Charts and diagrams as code
═══

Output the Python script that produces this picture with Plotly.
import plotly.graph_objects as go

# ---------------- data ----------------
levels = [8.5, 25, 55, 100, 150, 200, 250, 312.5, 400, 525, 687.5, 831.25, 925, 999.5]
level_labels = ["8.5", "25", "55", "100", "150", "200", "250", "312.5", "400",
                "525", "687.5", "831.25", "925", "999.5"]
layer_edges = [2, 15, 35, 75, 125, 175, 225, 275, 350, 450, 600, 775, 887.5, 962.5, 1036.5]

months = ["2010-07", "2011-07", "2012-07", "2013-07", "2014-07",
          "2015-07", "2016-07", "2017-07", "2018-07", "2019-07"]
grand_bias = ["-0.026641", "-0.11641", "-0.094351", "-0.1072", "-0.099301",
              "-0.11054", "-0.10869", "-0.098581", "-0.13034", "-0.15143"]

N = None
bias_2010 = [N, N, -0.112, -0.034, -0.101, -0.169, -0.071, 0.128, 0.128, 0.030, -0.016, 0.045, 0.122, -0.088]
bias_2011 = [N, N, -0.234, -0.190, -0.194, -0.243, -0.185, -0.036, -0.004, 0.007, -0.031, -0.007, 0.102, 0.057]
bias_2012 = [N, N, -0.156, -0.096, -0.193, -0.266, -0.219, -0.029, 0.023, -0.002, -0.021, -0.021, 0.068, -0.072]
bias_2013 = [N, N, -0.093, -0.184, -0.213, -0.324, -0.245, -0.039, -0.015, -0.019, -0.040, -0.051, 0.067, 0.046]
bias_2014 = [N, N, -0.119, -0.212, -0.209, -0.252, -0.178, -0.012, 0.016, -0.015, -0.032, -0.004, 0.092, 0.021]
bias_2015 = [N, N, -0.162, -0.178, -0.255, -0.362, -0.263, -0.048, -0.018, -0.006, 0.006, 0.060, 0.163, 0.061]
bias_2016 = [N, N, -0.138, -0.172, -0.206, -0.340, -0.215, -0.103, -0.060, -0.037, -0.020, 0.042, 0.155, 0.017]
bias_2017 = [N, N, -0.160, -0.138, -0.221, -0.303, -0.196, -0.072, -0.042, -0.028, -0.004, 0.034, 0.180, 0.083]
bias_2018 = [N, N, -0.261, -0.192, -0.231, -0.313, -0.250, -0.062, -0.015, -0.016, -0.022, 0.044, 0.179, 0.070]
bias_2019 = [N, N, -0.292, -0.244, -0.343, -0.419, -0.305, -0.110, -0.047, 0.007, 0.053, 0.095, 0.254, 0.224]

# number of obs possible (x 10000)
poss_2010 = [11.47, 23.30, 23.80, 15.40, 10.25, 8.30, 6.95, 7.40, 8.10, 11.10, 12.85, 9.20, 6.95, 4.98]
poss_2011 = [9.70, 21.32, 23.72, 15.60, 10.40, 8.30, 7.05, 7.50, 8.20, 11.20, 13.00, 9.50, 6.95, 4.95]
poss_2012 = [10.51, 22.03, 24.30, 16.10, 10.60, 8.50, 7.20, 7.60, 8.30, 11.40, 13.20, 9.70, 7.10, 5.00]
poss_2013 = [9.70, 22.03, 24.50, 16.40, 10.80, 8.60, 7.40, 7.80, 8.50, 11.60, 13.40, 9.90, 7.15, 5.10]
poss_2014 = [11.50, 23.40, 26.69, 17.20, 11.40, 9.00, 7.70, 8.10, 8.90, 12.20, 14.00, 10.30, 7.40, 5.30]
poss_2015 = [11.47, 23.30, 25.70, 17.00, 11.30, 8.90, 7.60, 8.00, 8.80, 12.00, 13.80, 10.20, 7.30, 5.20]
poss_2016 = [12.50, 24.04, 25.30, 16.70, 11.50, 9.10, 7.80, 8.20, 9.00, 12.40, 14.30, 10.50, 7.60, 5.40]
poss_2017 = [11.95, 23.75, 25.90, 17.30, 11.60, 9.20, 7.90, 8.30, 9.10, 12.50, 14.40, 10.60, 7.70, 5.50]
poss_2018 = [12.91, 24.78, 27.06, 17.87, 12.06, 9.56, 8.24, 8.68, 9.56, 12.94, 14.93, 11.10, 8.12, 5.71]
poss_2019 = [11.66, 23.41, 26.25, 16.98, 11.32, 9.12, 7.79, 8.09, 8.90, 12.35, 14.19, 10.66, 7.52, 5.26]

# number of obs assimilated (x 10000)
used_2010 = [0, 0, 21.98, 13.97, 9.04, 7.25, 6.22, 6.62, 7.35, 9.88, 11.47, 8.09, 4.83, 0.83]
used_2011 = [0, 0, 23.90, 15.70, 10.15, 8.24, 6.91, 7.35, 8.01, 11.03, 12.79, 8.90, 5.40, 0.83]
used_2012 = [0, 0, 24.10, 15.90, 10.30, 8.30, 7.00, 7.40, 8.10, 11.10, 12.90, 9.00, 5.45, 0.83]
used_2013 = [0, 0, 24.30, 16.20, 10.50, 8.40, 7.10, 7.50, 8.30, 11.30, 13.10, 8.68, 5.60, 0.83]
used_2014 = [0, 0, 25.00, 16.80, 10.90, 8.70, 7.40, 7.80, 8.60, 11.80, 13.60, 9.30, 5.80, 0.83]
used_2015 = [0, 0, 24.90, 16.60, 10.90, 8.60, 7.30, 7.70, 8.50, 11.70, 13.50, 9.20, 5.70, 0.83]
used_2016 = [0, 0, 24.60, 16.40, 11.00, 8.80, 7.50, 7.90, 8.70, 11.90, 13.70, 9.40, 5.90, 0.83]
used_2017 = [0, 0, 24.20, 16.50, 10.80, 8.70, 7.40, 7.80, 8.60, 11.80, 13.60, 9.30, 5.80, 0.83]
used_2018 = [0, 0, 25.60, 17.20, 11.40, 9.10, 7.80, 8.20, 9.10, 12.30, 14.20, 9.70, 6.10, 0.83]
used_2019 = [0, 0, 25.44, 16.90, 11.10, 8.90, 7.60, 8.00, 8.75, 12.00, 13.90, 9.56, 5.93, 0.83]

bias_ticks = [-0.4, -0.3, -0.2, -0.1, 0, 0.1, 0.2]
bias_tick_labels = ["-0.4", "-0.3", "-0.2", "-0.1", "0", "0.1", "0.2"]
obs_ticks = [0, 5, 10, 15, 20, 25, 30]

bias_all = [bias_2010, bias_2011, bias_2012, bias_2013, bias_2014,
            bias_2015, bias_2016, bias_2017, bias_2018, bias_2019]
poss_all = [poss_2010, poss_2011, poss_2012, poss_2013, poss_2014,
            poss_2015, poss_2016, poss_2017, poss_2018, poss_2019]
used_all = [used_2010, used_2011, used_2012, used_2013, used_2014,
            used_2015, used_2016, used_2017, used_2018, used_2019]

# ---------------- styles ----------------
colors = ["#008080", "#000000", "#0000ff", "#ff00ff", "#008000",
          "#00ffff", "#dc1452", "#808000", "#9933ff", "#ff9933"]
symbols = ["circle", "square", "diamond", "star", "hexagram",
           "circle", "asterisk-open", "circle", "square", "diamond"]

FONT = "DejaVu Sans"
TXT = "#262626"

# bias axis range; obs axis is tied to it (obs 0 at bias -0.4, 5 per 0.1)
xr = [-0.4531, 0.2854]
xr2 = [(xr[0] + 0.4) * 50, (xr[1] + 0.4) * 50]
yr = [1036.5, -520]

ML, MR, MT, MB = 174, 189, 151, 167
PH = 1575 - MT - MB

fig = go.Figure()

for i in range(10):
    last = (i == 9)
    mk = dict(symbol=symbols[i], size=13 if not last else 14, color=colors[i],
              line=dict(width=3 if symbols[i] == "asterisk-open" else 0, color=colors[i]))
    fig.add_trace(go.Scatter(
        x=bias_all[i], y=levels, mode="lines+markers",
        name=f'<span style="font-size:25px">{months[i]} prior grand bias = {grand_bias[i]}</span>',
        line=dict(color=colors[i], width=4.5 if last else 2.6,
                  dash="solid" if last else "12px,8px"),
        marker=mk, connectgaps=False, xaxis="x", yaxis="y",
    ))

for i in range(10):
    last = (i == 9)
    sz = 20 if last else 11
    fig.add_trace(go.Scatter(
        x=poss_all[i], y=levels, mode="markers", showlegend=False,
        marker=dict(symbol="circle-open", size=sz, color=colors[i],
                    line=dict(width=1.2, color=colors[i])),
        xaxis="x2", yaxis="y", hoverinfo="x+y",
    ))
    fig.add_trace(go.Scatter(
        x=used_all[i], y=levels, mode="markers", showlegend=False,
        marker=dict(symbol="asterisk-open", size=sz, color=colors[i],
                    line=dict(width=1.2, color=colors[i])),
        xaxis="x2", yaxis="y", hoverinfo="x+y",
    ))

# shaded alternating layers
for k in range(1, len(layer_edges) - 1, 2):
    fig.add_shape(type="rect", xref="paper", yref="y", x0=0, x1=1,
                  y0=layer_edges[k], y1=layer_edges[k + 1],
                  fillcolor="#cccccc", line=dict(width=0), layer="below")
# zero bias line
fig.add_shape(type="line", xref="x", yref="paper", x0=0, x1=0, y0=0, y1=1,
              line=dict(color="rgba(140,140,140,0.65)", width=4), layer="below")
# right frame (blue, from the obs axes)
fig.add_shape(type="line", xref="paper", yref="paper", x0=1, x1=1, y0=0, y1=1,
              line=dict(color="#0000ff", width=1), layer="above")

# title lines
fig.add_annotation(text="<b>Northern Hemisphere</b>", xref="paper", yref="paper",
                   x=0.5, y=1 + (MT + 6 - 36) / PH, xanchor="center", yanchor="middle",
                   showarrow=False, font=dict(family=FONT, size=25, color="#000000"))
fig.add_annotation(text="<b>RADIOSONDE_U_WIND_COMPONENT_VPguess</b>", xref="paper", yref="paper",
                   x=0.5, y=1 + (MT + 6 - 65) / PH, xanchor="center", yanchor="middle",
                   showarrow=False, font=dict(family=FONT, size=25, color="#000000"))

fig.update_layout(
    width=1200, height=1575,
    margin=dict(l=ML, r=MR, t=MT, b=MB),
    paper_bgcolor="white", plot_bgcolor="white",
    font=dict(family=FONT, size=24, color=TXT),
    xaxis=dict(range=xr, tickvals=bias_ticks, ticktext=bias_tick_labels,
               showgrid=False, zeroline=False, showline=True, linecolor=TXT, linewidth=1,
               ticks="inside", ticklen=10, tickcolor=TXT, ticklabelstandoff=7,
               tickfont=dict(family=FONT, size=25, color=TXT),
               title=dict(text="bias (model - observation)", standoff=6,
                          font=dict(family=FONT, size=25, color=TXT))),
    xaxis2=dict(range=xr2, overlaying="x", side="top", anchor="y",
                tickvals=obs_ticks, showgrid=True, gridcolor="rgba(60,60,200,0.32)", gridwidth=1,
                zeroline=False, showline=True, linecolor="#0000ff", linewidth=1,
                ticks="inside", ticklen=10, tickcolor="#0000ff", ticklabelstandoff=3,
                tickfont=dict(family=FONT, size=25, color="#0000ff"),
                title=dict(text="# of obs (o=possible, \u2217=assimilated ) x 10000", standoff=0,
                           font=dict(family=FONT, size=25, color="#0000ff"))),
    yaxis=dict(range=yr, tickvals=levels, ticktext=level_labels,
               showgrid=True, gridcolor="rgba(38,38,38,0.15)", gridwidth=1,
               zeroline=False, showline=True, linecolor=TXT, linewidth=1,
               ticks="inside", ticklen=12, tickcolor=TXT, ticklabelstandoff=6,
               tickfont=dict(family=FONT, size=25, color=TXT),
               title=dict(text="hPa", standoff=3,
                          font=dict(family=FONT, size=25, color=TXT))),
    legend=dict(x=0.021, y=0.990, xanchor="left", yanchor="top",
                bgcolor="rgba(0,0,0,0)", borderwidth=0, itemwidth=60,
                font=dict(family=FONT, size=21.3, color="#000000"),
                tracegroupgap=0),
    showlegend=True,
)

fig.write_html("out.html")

═══

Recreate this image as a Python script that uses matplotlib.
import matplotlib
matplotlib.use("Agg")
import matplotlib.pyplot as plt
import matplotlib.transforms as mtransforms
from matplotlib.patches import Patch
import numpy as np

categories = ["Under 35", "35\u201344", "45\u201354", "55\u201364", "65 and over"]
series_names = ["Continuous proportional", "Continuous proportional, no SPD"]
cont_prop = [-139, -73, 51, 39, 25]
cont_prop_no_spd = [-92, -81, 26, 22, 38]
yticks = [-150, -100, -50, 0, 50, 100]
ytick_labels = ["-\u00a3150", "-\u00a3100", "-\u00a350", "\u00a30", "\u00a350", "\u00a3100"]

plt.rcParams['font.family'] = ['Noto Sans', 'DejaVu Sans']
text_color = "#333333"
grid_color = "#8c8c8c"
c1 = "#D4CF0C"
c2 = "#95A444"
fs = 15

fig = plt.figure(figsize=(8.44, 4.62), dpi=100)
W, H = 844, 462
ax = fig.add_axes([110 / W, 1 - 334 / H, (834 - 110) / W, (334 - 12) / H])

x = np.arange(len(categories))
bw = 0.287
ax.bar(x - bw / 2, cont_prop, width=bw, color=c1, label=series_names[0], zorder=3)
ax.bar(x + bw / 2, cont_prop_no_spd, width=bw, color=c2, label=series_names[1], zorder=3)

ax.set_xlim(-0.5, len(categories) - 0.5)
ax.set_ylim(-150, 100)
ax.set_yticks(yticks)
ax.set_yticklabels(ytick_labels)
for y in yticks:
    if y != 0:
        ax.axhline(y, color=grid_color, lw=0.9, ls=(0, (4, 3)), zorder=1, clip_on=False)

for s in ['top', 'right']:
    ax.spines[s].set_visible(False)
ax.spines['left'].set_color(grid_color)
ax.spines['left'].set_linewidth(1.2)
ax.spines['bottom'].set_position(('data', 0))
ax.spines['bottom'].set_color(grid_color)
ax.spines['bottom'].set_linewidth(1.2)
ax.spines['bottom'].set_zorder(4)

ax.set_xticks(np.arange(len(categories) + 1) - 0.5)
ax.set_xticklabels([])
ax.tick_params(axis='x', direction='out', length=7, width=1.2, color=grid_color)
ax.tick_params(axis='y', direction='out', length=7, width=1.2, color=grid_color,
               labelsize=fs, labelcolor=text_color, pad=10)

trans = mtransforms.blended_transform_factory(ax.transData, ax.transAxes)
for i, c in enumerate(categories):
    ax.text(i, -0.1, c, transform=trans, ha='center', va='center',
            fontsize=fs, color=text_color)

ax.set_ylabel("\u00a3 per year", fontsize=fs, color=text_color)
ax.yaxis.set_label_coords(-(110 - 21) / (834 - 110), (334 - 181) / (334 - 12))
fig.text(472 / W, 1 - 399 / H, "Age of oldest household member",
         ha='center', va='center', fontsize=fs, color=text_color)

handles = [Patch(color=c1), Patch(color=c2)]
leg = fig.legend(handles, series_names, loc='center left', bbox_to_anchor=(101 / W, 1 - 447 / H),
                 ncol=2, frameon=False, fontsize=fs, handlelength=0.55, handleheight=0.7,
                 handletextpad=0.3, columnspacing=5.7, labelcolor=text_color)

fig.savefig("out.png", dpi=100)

═══

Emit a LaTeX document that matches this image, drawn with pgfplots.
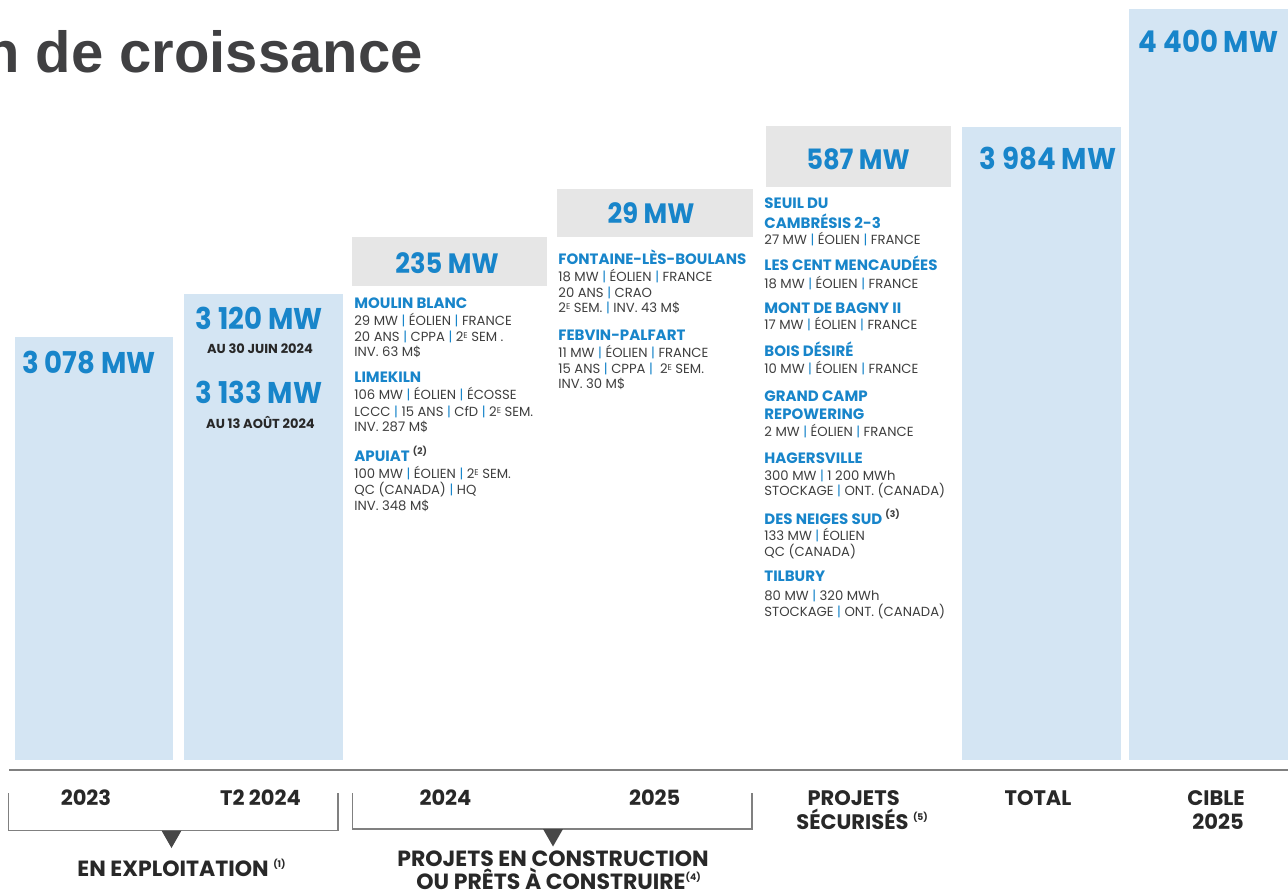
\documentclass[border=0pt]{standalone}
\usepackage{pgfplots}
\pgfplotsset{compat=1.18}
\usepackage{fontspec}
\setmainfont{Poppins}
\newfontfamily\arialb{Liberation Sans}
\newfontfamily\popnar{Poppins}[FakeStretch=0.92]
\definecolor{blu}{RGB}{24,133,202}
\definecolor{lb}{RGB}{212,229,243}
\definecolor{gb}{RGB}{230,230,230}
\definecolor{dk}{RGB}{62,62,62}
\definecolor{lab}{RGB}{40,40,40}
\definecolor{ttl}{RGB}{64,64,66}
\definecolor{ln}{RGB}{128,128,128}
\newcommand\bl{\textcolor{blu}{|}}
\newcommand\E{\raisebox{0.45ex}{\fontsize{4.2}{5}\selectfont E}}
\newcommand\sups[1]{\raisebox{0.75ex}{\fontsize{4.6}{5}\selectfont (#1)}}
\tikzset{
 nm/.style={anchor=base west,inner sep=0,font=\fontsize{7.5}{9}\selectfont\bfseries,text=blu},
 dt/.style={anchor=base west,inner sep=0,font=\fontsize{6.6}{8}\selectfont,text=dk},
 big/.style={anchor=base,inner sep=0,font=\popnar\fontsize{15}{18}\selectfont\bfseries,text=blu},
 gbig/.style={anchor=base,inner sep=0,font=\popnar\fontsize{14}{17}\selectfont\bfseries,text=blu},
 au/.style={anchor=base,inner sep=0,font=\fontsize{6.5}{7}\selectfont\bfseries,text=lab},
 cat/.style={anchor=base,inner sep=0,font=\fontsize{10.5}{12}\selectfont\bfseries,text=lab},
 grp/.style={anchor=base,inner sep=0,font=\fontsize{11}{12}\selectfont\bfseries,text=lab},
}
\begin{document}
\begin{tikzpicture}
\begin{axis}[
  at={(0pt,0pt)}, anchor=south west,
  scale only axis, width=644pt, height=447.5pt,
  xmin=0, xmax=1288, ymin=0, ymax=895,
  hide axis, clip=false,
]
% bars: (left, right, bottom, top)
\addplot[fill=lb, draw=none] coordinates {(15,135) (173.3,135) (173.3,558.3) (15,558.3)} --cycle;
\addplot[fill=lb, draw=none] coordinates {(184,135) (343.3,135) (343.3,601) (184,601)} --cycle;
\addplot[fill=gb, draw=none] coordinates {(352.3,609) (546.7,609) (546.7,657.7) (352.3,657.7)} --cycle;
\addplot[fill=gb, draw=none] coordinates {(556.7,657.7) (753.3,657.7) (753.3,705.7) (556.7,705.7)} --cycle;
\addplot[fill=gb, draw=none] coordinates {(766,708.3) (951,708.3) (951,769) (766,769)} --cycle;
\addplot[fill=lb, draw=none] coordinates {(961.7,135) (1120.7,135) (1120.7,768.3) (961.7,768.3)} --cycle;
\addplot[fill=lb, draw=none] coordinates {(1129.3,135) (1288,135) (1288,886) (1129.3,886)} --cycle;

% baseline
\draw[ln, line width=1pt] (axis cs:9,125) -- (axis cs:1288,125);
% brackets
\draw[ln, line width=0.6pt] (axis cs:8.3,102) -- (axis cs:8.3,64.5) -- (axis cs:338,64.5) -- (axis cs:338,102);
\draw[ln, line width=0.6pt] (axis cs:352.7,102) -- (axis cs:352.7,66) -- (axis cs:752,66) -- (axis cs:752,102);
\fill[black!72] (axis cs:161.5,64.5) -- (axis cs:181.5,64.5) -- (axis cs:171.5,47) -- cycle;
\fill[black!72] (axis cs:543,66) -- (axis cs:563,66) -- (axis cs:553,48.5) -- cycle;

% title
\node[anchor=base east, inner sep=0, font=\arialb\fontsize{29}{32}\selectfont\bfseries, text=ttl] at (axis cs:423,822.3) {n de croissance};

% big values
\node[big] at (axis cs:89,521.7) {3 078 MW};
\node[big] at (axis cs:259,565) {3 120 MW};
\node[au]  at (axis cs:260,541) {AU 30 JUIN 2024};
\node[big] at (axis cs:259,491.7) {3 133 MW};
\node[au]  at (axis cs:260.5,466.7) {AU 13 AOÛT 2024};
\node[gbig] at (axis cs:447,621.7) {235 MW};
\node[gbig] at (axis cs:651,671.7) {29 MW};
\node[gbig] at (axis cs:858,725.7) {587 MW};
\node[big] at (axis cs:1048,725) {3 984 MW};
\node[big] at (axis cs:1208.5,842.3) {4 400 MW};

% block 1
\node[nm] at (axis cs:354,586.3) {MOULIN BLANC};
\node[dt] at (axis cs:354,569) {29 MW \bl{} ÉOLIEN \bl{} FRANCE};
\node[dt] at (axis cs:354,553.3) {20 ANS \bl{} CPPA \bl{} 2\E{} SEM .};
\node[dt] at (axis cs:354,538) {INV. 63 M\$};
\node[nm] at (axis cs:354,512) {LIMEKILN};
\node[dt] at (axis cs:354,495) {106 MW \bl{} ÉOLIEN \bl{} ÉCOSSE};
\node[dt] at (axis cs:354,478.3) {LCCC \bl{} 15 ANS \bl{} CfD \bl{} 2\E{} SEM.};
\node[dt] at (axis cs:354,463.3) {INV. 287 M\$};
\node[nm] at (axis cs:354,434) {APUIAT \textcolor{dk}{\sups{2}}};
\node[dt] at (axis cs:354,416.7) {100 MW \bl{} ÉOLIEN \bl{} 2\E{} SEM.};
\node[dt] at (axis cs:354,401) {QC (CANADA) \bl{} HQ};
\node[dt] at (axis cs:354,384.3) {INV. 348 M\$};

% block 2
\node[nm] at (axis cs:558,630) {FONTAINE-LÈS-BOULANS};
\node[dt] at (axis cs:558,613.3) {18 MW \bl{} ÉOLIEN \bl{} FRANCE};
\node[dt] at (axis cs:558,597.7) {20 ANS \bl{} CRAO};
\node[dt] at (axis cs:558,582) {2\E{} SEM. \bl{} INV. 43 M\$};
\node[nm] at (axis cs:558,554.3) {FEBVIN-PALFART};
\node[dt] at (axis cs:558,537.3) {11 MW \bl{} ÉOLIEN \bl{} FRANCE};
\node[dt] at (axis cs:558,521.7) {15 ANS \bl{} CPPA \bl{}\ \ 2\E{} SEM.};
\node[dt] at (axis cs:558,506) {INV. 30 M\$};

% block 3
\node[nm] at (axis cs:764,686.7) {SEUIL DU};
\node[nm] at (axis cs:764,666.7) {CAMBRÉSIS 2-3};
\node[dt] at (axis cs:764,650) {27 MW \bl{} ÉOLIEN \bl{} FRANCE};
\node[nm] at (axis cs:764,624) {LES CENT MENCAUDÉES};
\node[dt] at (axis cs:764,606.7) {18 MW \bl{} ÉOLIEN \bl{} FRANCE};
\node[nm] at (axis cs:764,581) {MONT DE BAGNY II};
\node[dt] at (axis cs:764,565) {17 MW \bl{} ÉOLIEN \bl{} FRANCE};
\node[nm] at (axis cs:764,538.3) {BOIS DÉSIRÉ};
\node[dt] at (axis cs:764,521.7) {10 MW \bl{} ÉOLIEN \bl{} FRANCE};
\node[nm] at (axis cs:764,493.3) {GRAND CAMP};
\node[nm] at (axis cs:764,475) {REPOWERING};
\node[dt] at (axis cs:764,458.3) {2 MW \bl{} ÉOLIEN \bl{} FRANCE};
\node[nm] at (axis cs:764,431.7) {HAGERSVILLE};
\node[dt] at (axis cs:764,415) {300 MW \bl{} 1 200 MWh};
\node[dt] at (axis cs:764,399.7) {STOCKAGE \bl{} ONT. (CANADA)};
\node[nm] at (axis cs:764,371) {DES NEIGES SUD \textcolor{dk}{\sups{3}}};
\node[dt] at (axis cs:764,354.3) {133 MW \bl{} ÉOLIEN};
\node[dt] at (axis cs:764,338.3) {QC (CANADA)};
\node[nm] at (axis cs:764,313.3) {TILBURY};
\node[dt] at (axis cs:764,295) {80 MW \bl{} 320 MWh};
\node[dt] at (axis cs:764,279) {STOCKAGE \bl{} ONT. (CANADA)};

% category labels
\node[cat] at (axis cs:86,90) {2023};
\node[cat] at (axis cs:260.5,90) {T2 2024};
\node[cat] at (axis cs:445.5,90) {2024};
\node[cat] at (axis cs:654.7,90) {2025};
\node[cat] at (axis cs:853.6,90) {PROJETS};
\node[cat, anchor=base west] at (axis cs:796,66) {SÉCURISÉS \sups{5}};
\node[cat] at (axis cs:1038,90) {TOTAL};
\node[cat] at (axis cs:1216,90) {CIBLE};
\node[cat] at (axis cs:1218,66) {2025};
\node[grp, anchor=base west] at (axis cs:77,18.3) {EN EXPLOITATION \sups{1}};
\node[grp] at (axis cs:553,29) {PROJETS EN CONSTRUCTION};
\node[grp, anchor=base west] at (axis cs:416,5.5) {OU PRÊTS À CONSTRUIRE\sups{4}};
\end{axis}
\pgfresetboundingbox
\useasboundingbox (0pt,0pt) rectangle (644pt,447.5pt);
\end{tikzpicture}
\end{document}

═══

→ **Stated problem**
Repeat, word for word, only the lines from the line holding "Output the Python" through the line holding "import plotly.graph_objects as go", with both of those lines included.

→ **Task solution**
Output the Python script that produces this picture with Plotly.
import plotly.graph_objects as go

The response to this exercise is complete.